Personally, I intend to hold my breath waiting for this to happen.
Beats the alternative.
“Although these complex cases can be time consuming and challenging, the resources, enthusiasm and organization brought by the members of the RMBS Working group have already resulted in substantial strides toward that goal.”
We share their enthusiasm; have they hired Olympic cheerleaders for their press announcements yet?
Schneiderman is playing three-card monte with the
baserubes.In other news, it is seriously reported that pigs can fly.
So, are we calling New York Attorney General Eric Schneiderman “stupid”, or “evil”, or the catch all, “evil and stupid”?
I have made my selection!
At this point in time, even I think it would be silly to go after the Masters of the World so close to the Presidential election for the “figure head” of the Most Powerful Nation in the World. Yeah, wait until after the election. That being said, I think that after the election nothing of note will be prosecuted either. Attorney General is a political position. If Mr. Schneiderman wanted money, he would be at a corporate law firm. He must want power, and you do not get power wrestling with the Masters. You get their attention,..and then you do their bidding. Yeah, I am talking about the Presidential candidates too.
(Sigh) I meant to write something snarkier, but logic defeated me.
Pig wings served at tailgate parties?
Went ahead and made a minor edit to CNN’s copy…
Hang on, hang on!!! I got footage from the interview.
Habg on, hang on!!!! I got footage of that too!
I know who we need on this………..”The Equalizer“.
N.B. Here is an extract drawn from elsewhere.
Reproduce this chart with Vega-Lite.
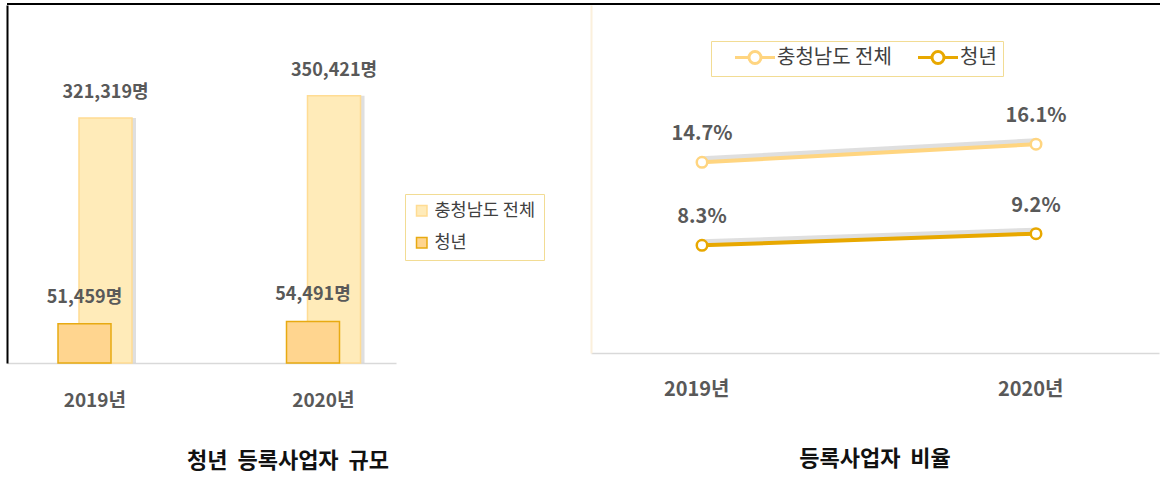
{
  "$schema": "https://vega.github.io/schema/vega-lite/v6.json",
  "padding": {"left": 6, "top": 2, "right": 0, "bottom": 0},
  "background": "white",
  "spacing": 0,
  "config": {
    "font": "Noto Sans CJK KR",
    "view": {"stroke": null},
    "axis": {"labelFont": "Noto Sans CJK KR", "labelFontWeight": "bold", "labelColor": "#595959"},
    "legend": {"labelFont": "Noto Sans CJK KR"}
  },
  "datasets": {
    "frame": [{"edge": "top"}],
    "scale": [
      {"year": "2019년", "series": "충청남도 전체", "value": 321319, "label": "321,319명"},
      {"year": "2020년", "series": "충청남도 전체", "value": 350421, "label": "350,421명"},
      {"year": "2019년", "series": "청년", "value": 51459, "label": "51,459명"},
      {"year": "2020년", "series": "청년", "value": 54491, "label": "54,491명"}
    ],
    "ratio": [
      {"year": "2019년", "series": "충청남도 전체", "rate": 14.7, "label": "14.7%"},
      {"year": "2020년", "series": "충청남도 전체", "rate": 16.1, "label": "16.1%"},
      {"year": "2019년", "series": "청년", "rate": 8.3, "label": "8.3%"},
      {"year": "2020년", "series": "청년", "rate": 9.2, "label": "9.2%"}
    ]
  },
  "vconcat": [
    {
      "width": 1154,
      "height": 2,
      "data": {"name": "frame"},
      "mark": {"type": "rule", "color": "#000000", "strokeWidth": 2},
      "encoding": {"y": {"datum": 0, "type": "quantitative", "scale": {"domain": [0, 1], "nice": false}, "axis": null}}
    },
    {
      "spacing": 0,
      "resolve": {
        "scale": {"color": "independent", "fill": "independent", "stroke": "independent", "y": "independent", "x": "independent"},
        "legend": {"color": "independent", "fill": "independent", "stroke": "independent"}
      },
      "hconcat": [
        {
          "width": 584,
          "height": 358,
          "data": {"name": "scale"},
          "title": {"text": "청년\u00a0\u00a0등록사업자\u00a0\u00a0규모", "orient": "bottom", "anchor": "middle", "fontSize": 22, "fontWeight": "bold", "color": "#111111", "offset": 41, "dx": -11},
          "layer": [
            {
              "transform": [{"filter": "datum.series === '충청남도 전체'"}],
              "mark": {"type": "bar", "width": 53, "xOffset": 14.5, "color": "#c9c9c9", "opacity": 0.6},
              "encoding": {
                "x": {"field": "year", "type": "nominal"},
                "y": {"field": "value", "type": "quantitative"}
              }
            },
            {
              "transform": [{"filter": "datum.series === '충청남도 전체'"}],
              "mark": {"type": "bar", "width": 53, "xOffset": 10.5, "strokeWidth": 1.5},
              "encoding": {
                "x": {
                  "field": "year", "type": "nominal",
                  "scale": {"range": [0, 389], "paddingInner": 0.5, "paddingOuter": 0.1012, "align": 0.6676},
                  "axis": {"title": null, "domainColor": "#D9D9D9", "domainWidth": 1.5, "ticks": false, "tickSize": 0, "labelPadding": 37, "labelOffset": 31, "labelFontSize": 19, "labelAngle": 0, "grid": false}
                },
                "y": {
                  "field": "value", "type": "quantitative",
                  "scale": {"domain": [0, 469500], "nice": false},
                  "axis": {"orient": "left", "title": null, "labels": false, "ticks": false, "grid": false, "domainColor": "#000000", "domainWidth": 2}
                },
                "fill": {
                  "field": "series", "type": "nominal",
                  "scale": {"domain": ["충청남도 전체", "청년"], "range": ["#FFEBB9", "#FFD58F"]},
                  "legend": {"orient": "none", "legendX": 398, "legendY": 189, "direction": "vertical", "columns": 1, "title": null, "symbolType": "square", "symbolSize": 110, "symbolStrokeWidth": 1.5, "labelFontSize": 17.5, "labelColor": "#404040", "labelFontWeight": "normal", "rowPadding": 13, "padding": 8, "strokeColor": "#F2DC94", "labelOffset": 4}
                },
                "stroke": {
                  "field": "series", "type": "nominal",
                  "scale": {"domain": ["충청남도 전체", "청년"], "range": ["#FFDC93", "#E8AA12"]},
                  "legend": {"orient": "none", "legendX": 398, "legendY": 189, "direction": "vertical", "columns": 1, "title": null, "symbolType": "square", "symbolSize": 110, "symbolStrokeWidth": 1.5, "labelFontSize": 17.5, "labelColor": "#404040", "labelFontWeight": "normal", "rowPadding": 13, "padding": 8, "strokeColor": "#F2DC94", "labelOffset": 4}
                }
              }
            },
            {
              "transform": [{"filter": "datum.series === '청년'"}],
              "mark": {"type": "bar", "width": 53, "xOffset": -10.5, "strokeWidth": 1.5},
              "encoding": {
                "x": {"field": "year", "type": "nominal"},
                "y": {"field": "value", "type": "quantitative"},
                "fill": {"field": "series", "type": "nominal"},
                "stroke": {"field": "series", "type": "nominal"}
              }
            },
            {
              "transform": [{"filter": "datum.series === '충청남도 전체'"}],
              "mark": {"type": "text", "xOffset": 10.5, "dy": -25, "fontSize": 18, "fontWeight": "bold", "color": "#595959", "baseline": "middle", "align": "center"},
              "encoding": {
                "x": {"field": "year", "type": "nominal"},
                "y": {"field": "value", "type": "quantitative"},
                "text": {"field": "label"}
              }
            },
            {
              "transform": [{"filter": "datum.series === '청년'"}],
              "mark": {"type": "text", "xOffset": -10.5, "dy": -26, "fontSize": 18, "fontWeight": "bold", "color": "#595959", "baseline": "middle", "align": "center"},
              "encoding": {
                "x": {"field": "year", "type": "nominal"},
                "y": {"field": "value", "type": "quantitative"},
                "text": {"field": "label"}
              }
            }
          ]
        },
        {
          "width": 568,
          "height": 348,
          "data": {"name": "ratio"},
          "title": {"text": "등록사업자\u00a0\u00a0비율", "orient": "bottom", "anchor": "middle", "fontSize": 22, "fontWeight": "bold", "color": "#111111", "offset": 50},
          "layer": [
            {
              "mark": {"type": "line", "color": "#c4c4c4", "strokeWidth": 6, "opacity": 0.55, "yOffset": -3},
              "encoding": {
                "x": {"field": "year", "type": "nominal"},
                "y": {"field": "rate", "type": "quantitative"},
                "detail": {"field": "series"}
              }
            },
            {
              "mark": {"type": "line", "strokeWidth": 4},
              "encoding": {
                "x": {
                  "field": "year", "type": "nominal",
                  "scale": {"type": "band", "paddingInner": 0.5, "paddingOuter": 0.1003, "align": 0.4104},
                  "axis": {"title": null, "domainColor": "#D9D9D9", "domainWidth": 1.5, "ticks": false, "tickSize": 0, "labelPadding": 36, "labelOffset": 27.5, "labelFontSize": 20, "labelAngle": 0, "grid": false}
                },
                "y": {
                  "field": "rate", "type": "quantitative",
                  "scale": {"domain": [0, 26.83], "nice": false},
                  "axis": {"orient": "left", "title": null, "labels": false, "ticks": false, "grid": false, "domainColor": "#FBF0DC", "domainWidth": 2}
                },
                "color": {
                  "field": "series", "type": "nominal",
                  "scale": {"domain": ["충청남도 전체", "청년"], "range": ["#FFD580", "#E8A800"]},
                  "legend": {"orient": "none", "legendX": 120, "legendY": 36, "direction": "horizontal", "title": null, "symbolType": "M1,0H2.75M4.25,0H6M2.75,0A0.75,0.75,0,1,1,4.25,0A0.75,0.75,0,1,1,2.75,0", "symbolSize": 256, "symbolStrokeWidth": 3, "symbolFillColor": "white", "labelFontSize": 20, "labelColor": "#404040", "labelFontWeight": "normal", "columnPadding": 8, "labelOffset": 40, "padding": 6, "strokeColor": "#F2DC94"}
                }
              }
            },
            {
              "mark": {"type": "point", "filled": false, "fill": "white", "fillOpacity": 1, "opacity": 1, "size": 110, "strokeWidth": 2.5},
              "encoding": {
                "x": {"field": "year", "type": "nominal"},
                "y": {"field": "rate", "type": "quantitative"},
                "color": {"field": "series", "type": "nominal"}
              }
            },
            {
              "mark": {"type": "text", "dy": -28, "fontSize": 20, "fontWeight": "bold", "color": "#595959", "baseline": "middle", "align": "center"},
              "encoding": {
                "x": {"field": "year", "type": "nominal"},
                "y": {"field": "rate", "type": "quantitative"},
                "text": {"field": "label"}
              }
            }
          ]
        }
      ]
    }
  ]
}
Is corrupt covered by evil?
we get so used to reading the titles of links by doing a mouse roll-over, we sometimes forget that we need to spell out the headlines on the links:
Here’s Taibbi’s blog title:
http://www.rollingstone.com/politics/blogs/taibblog/ag-eric-holder-has-no-balls-20120815
Let’s make that a bold headline somewhere on FDL today.
Here is the significant announcement: We have a solid case against dozens of bank officials and we would be pursuing those charges except, unfortunately, the statute of limitations has expired. We have several other investigations going on and will have another significant announcement very soon. Thank you for your interest in another fine example of American justice.